I disagreed with the notion that time healed. Life was never the same without Frishta. I never managed to fix my grief, but succeeded in coping with my feelings and focused on my caring responsibilities for my parents and sisters, as well as Baktash and Mr Barmak’s families who were now based in Pakistan, until one day in Moscow they called to plead for a large sum to apply for ‘a widow visa’ to America. After receiving the money, both families never spoke to me; my father’s relative, Shujah, told me he’d never seen them and their flats were ‘grabbed’ by warlords. I prayed they made it to their destination and forgot about them – not about Frishta. At times little things like Ahmad Zahir’s or Farhad Darya’s songs or Schwarzenegger’s movies overwhelmed me with grief. But then I’d hear Frishta’s voice, Don’t allow bullies to shatter your dreams. I’d perform ablutions, pray nafl-prayers, supererogatory prayers, read the Quran, pray for Frishta, and carry on concentrating on my responsibilities: something Frishta would have wanted me to do if she was around. Every time I faced a situation where another person or I was unfairly treated and my heart wanted to abandon me, Frishta’s voice whispered in my ear: Take refuge in Khuda jan. Once He protects you, no one will overcome you.

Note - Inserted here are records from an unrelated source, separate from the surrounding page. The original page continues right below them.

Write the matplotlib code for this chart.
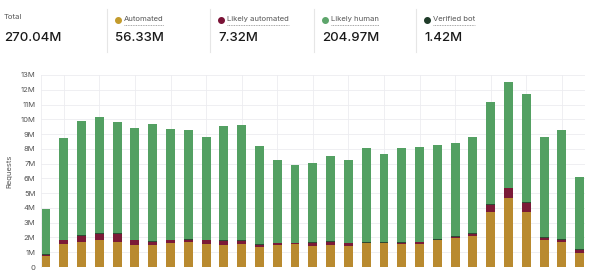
import numpy as np
import matplotlib.pyplot as plt

plt.rcParams['font.family'] = ['Inter', 'DejaVu Sans']

# daily request counts (millions)
automated = [0.77, 1.56, 1.72, 1.81, 1.69, 1.51, 1.49, 1.65, 1.69, 1.58,
             1.51, 1.53, 1.33, 1.51, 1.56, 1.44, 1.47, 1.44, 1.60, 1.60,
             1.55, 1.56, 1.83, 1.99, 2.10, 3.70, 4.67, 3.72, 1.83, 1.69, 0.93]
likely_automated = [0.04, 0.25, 0.38, 0.45, 0.57, 0.30, 0.23, 0.16, 0.14, 0.23,
                    0.25, 0.25, 0.18, 0.09, 0.05, 0.21, 0.25, 0.16, 0.05, 0.05,
                    0.10, 0.11, 0.03, 0.03, 0.13, 0.50, 0.66, 0.64, 0.16, 0.14, 0.22]
verified_bot = [0.04, 0.05, 0.05, 0.05, 0.05, 0.05, 0.05, 0.05, 0.05, 0.05,
                0.05, 0.05, 0.04, 0.04, 0.04, 0.04, 0.04, 0.04, 0.05, 0.05,
                0.05, 0.05, 0.05, 0.05, 0.05, 0.05, 0.05, 0.05, 0.05, 0.05, 0.04]
totals = [3.93, 8.76, 9.86, 10.16, 9.82, 9.39, 9.66, 9.35, 9.28, 8.80,
          9.53, 9.59, 8.22, 7.25, 6.91, 7.07, 7.52, 7.22, 8.04, 7.63,
          8.04, 8.10, 8.28, 8.42, 8.83, 11.15, 12.51, 11.74, 8.80, 9.30, 6.07]

summary_labels = ["Automated", "Likely automated", "Likely human", "Verified bot"]
summary_values = ["56.33M", "7.32M", "204.97M", "1.42M"]
dot_colors = ["#C39B2C", "#7A1236", "#5DA56B", "#1F3B29"]
bar_colors = ["#B98A2F", "#7B1A37", "#2E4A33", "#53A062"]

automated = np.array(automated) * 1e6
likely_automated = np.array(likely_automated) * 1e6
verified_bot = np.array(verified_bot) * 1e6
totals = np.array(totals) * 1e6
likely_human = totals - automated - likely_automated - verified_bot

fig = plt.figure(figsize=(6.02, 2.73), dpi=100)

##### header with totals #####
W, H = 602, 273
def fx(px): return px / W
def fy(py): return 1 - py / H

fig.text(fx(4), fy(17), "Total", fontsize=5.5, color="#555555", va="center")
fig.text(fx(4), fy(38), "270.04M", fontsize=9.5, weight="medium", color="#1a1a1a", va="center")

starts = [115, 218, 322, 424]
for i, (lab, val) in enumerate(zip(summary_labels, summary_values)):
    x0 = starts[i]
    # separator, dot, label
    fig.lines.append(plt.Line2D([fx(x0 - 8)] * 2, [fy(9), fy(52)], transform=fig.transFigure,
                                color="#e6e6e6", lw=0.8))
    fig.lines.append(plt.Line2D([fx(x0 + 2.5)], [fy(19.5)], transform=fig.transFigure,
                                marker="o", ms=4, color=dot_colors[i], lw=0))
    t = fig.text(fx(x0 + 9), fy(19), lab, fontsize=5.5, color="#555555", va="center")
    # dotted underline
    fig.canvas.draw()
    bb = t.get_window_extent()
    fig.lines.append(plt.Line2D([bb.x0 / W, bb.x1 / W], [fy(24.5)] * 2, transform=fig.transFigure,
                                color="#888888", lw=0.6, ls=(0, (1, 1))))
    fig.text(fx(x0), fy(38), val, fontsize=9.5, weight="medium", color="#1a1a1a", va="center")

##### bar chart #####
ax = fig.add_axes([fx(41), fy(267), fx(585 - 41), (267 - 75) / H])
x = np.arange(len(totals))
w = 0.5
ax.bar(x, automated, w, color=bar_colors[0], zorder=3)
ax.bar(x, likely_automated, w, bottom=automated, color=bar_colors[1], zorder=3)
ax.bar(x, verified_bot, w, bottom=automated + likely_automated, color=bar_colors[2], zorder=3)
ax.bar(x, likely_human, w, bottom=automated + likely_automated + verified_bot,
       color=bar_colors[3], zorder=3)

ax.set_xlim(-0.28, 30.3)
ax.set_ylim(0, 13e6)
ax.set_yticks(np.arange(0, 14) * 1e6)
ax.set_yticklabels(["0"] + [f"{i}M" for i in range(1, 14)])
ax.set_xticks(np.arange(1, 31, 2))
ax.set_xticklabels([])
ax.tick_params(axis="both", length=0, labelsize=5.5, labelcolor="#555555", pad=4)
ax.grid(True, color="#ececf0", lw=0.6, zorder=0)
for s in ["top", "right", "bottom"]:
    ax.spines[s].set_visible(False)
ax.spines["left"].set_color("#ececf0")
ax.spines["left"].set_linewidth(0.6)
ax.set_ylabel("Requests", fontsize=5.5, color="#555555", labelpad=6)

fig.savefig("out.png", dpi=100)
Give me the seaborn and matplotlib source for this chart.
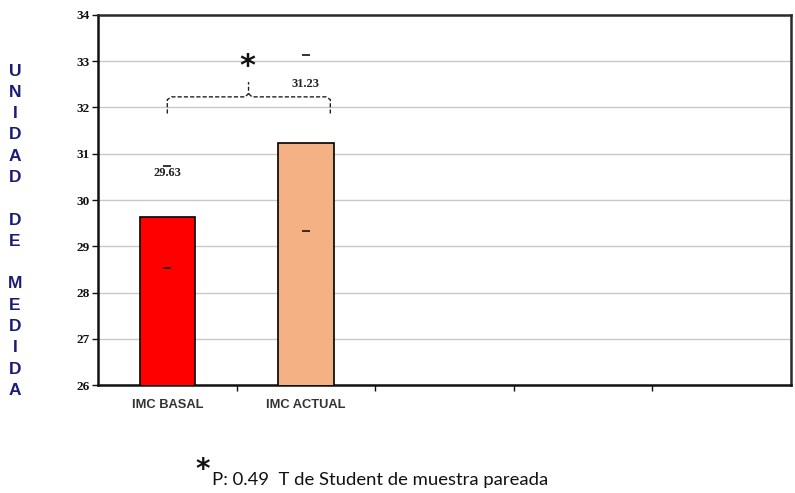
import matplotlib
matplotlib.use("Agg")
import matplotlib.pyplot as plt
import seaborn as sns
import numpy as np
import pandas as pd
from matplotlib.ticker import FixedLocator

# --- data ---
categories = ["IMC BASAL", "IMC ACTUAL", " ", "  ", "   "]
means = [29.63, 31.23]
sds = [1.10, 1.90]
bar_colors = ["#FF0000", "#F4B183"]
value_labels = ["29.63", "31.23"]
label_offsets = [0.95, 1.28]
y_ticks = [26, 27, 28, 29, 30, 31, 32, 33, 34]
axis_letters = "UNIDAD DE MEDIDA"
footnote = "P: 0.49  T de Student de muestra pareada"

sns.set_theme(style="white")
plt.rcParams["font.family"] = ["DejaVu Sans"]

fig = plt.figure(figsize=(7.95, 4.93), dpi=100)
ax = fig.add_axes([0.1233, 0.219, 0.8717, 0.7506])

df = pd.DataFrame({"grupo": categories[:2], "valor": means})
sns.barplot(data=df, x="grupo", y="valor", hue="grupo", palette=bar_colors,
            order=categories, width=0.4, edgecolor="black", linewidth=1.2,
            saturation=1, legend=False, ax=ax, zorder=3)

# error caps only (no stems)
xs = np.arange(len(means))
ax.errorbar(xs, means, yerr=sds, fmt="none", ecolor="#222222",
            elinewidth=0, capsize=3, capthick=1.3, zorder=4)

ax.set_xlim(-0.5, len(categories) - 0.5)
ax.set_ylim(y_ticks[0], y_ticks[-1])
ax.set_yticks(y_ticks)
ax.yaxis.grid(True, color="#c8c8c8", linewidth=1, zorder=0)
ax.set_axisbelow(True)
ax.set_xlabel("")
ax.set_ylabel("")

for sp in ax.spines.values():
    sp.set_visible(True)
    sp.set_color("#111111")
    sp.set_linewidth(1.8)
ax.spines["top"].set_color("#2a2a2a")
ax.spines["right"].set_color("#2a2a2a")

ax.tick_params(axis="y", which="major", direction="out", length=4, width=1,
               color="#111111", left=True, pad=2)
ax.tick_params(axis="x", which="major", length=0, pad=10)
ax.xaxis.set_minor_locator(FixedLocator(np.arange(0.5, len(categories) - 0.5, 1)))
ax.tick_params(axis="x", which="minor", direction="out", length=4, width=1,
               color="#111111", bottom=True)

for lab in ax.get_yticklabels():
    lab.set_fontfamily("Liberation Serif")
    lab.set_fontweight("bold")
    lab.set_fontsize(9.5)
    lab.set_color("#111111")
for lab in ax.get_xticklabels():
    lab.set_fontfamily("Liberation Sans")
    lab.set_fontweight("bold")
    lab.set_fontsize(9.3)
    lab.set_color("#333333")

# value labels above bars
for x, m, txt, off in zip(xs, means, value_labels, label_offsets):
    ax.text(x, m + off, txt, ha="center", va="center", fontsize=9,
            fontfamily="Liberation Serif", fontweight="bold", color="#222222",
            zorder=5)

# significance bracket
left, right, mid = 0.0, 1.176, 0.586
y0, y1, yp = 31.87, 32.23, 32.55
bx = [left, left, left + 0.03, mid - 0.025, mid, mid]
by = [y0, y1 - 0.06, y1, y1, y1 + 0.07, yp]
ax.plot(bx, by, color="#222222", lw=1, ls=(0, (3, 1.5)), zorder=5, clip_on=False)
bx2 = [mid, mid + 0.025, right - 0.03, right, right]
by2 = [y1 + 0.07, y1, y1, y1 - 0.06, y0]
ax.plot(bx2, by2, color="#222222", lw=1, ls=(0, (3, 1.5)), zorder=5, clip_on=False)
ax.text(0.58, 32.88, "*", ha="center", va="center", fontsize=22,
        fontweight="bold", color="#111111", zorder=5)

# vertical stacked axis title
top_px, step_px = 71, 21.3
for i, ch in enumerate(axis_letters):
    if ch == " ":
        continue
    fig.text(15 / 795, 1 - (top_px + i * step_px) / 493, ch, ha="center",
             va="center", fontsize=12.5, fontweight="bold",
             fontfamily="Liberation Sans", color="#1c1c78")

# footnote
fig.text(203 / 795, 1 - 470 / 493, "*", ha="center", va="center",
         fontsize=20, fontweight="bold", color="#111111")
fig.text(212 / 795, 1 - 480 / 493, footnote, ha="left", va="center",
         fontsize=13.3, fontfamily="Lato", color="#111111")

fig.savefig("out.png", dpi=100)
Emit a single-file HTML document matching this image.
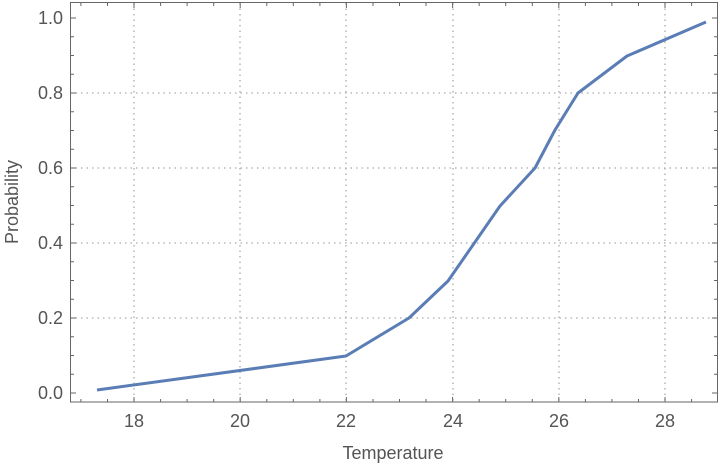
<!DOCTYPE html><html><head><style>body{margin:0;background:#fff}svg{display:block}text{font-family:"Liberation Sans","DejaVu Sans",sans-serif;fill:#555;font-size:18px}</style></head><body>
<svg width="720" height="466" viewBox="0 0 720 466">
<g stroke="#aaa" stroke-width="1.3" stroke-dasharray="1.5,4">
<line x1="134" y1="3" x2="134" y2="402"/><line x1="240" y1="3" x2="240" y2="402"/><line x1="346" y1="3" x2="346" y2="402"/><line x1="453" y1="3" x2="453" y2="402"/><line x1="559" y1="3" x2="559" y2="402"/><line x1="665" y1="3" x2="665" y2="402"/>
<line x1="70" y1="318" x2="718" y2="318"/><line x1="70" y1="243" x2="718" y2="243"/><line x1="70" y1="168" x2="718" y2="168"/><line x1="70" y1="93" x2="718" y2="93"/>
</g>
<rect x="70.5" y="2.5" width="647" height="399.5" fill="none" stroke="#666" stroke-width="1"/>
<g stroke="#666" stroke-width="1" fill="none">
<path d="M80.9 402v-3M107.5 402v-3M134 402v-5M160.6 402v-3M187.1 402v-3M213.7 402v-3M240.2 402v-5M266.8 402v-3M293.3 402v-3M319.9 402v-3M346.4 402v-5M373 402v-3M399.5 402v-3M426 402v-3M452.6 402v-5M479.2 402v-3M505.7 402v-3M532.3 402v-3M558.8 402v-5M585.4 402v-3M611.9 402v-3M638.5 402v-3M665 402v-5M691.6 402v-3"/>
<path d="M80.9 3v3M107.5 3v3M134 3v5M160.6 3v3M187.1 3v3M213.7 3v3M240.2 3v5M266.8 3v3M293.3 3v3M319.9 3v3M346.4 3v5M373 3v3M399.5 3v3M426 3v3M452.6 3v5M479.2 3v3M505.7 3v3M532.3 3v3M558.8 3v5M585.4 3v3M611.9 3v3M638.5 3v3M665 3v5M691.6 3v3"/>
<path d="M71 393h5M71 374.3h3M71 355.5h3M71 336.8h3M71 318h5M71 299.3h3M71 280.5h3M71 261.8h3M71 243h5M71 224.3h3M71 205.5h3M71 186.8h3M71 168h5M71 149.3h3M71 130.5h3M71 111.8h3M71 93h5M71 74.3h3M71 55.5h3M71 36.8h3M71 18h5"/>
<path d="M717 393h-5M717 374.3h-3M717 355.5h-3M717 336.8h-3M717 318h-5M717 299.3h-3M717 280.5h-3M717 261.8h-3M717 243h-5M717 224.3h-3M717 205.5h-3M717 186.8h-3M717 168h-5M717 149.3h-3M717 130.5h-3M717 111.8h-3M717 93h-5M717 74.3h-3M717 55.5h-3M717 36.8h-3M717 18h-5"/>
</g>
<polyline fill="none" stroke="#5b7db5" stroke-width="3" stroke-linejoin="round" points="97,390 346,356 409,318 448,281 500,206 535,168 555,130 578,93 627,56 706,22"/>
<g text-anchor="middle"><text x="134" y="427">18</text><text x="240" y="427">20</text><text x="346" y="427">22</text><text x="453" y="427">24</text><text x="559" y="427">26</text><text x="665" y="427">28</text>
<text x="393" y="459" font-size="19">Temperature</text></g>
<g text-anchor="end"><text x="63" y="399">0.0</text><text x="63" y="324">0.2</text><text x="63" y="249">0.4</text><text x="63" y="174">0.6</text><text x="63" y="99">0.8</text><text x="63" y="24">1.0</text></g>
<text transform="translate(18,202) rotate(-90)" text-anchor="middle" font-size="19">Probability</text>
</svg></body></html>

While Afghans in their debates in the Sevastopol Hotel blamed each other for their ills, I blamed Afghanistan and all those who lived in it and vowed to cease all my connections to my watan. Nothing was left to connect with, anyway, and the time had come to journey further away in search of what our watan had taken away from us: peace, security and dignity. Whereas some enjoyed the kebab-drink-and-women aspect of life, most Afghans saw Moscow as a platform to the West and toiled from 4am to 9pm to save up. I hated both the political debates and Moscow’s liberal life. As I made enough money for the human traffickers, Mour and I began to persuade Agha to leave for the West where Agha could get help for his alcohol addiction, and where I could restart education and my sisters further theirs; years of coaxing resulted in Mour agreeing to send her daughters to university. Once the Taliban hanged Najibullah and dashed Agha’s hopes of serving as an advisor or minister, Agha gave in. After working for three years and eight months in Moscow – three years and eight months of humiliation, indignation and random Moscow Police checks when you either had to pay a bribe or get a beating – we left for England. I was filled with trepidation on the day the human trafficker placed us on the train to Ukraine; I feared something bad was about to happen.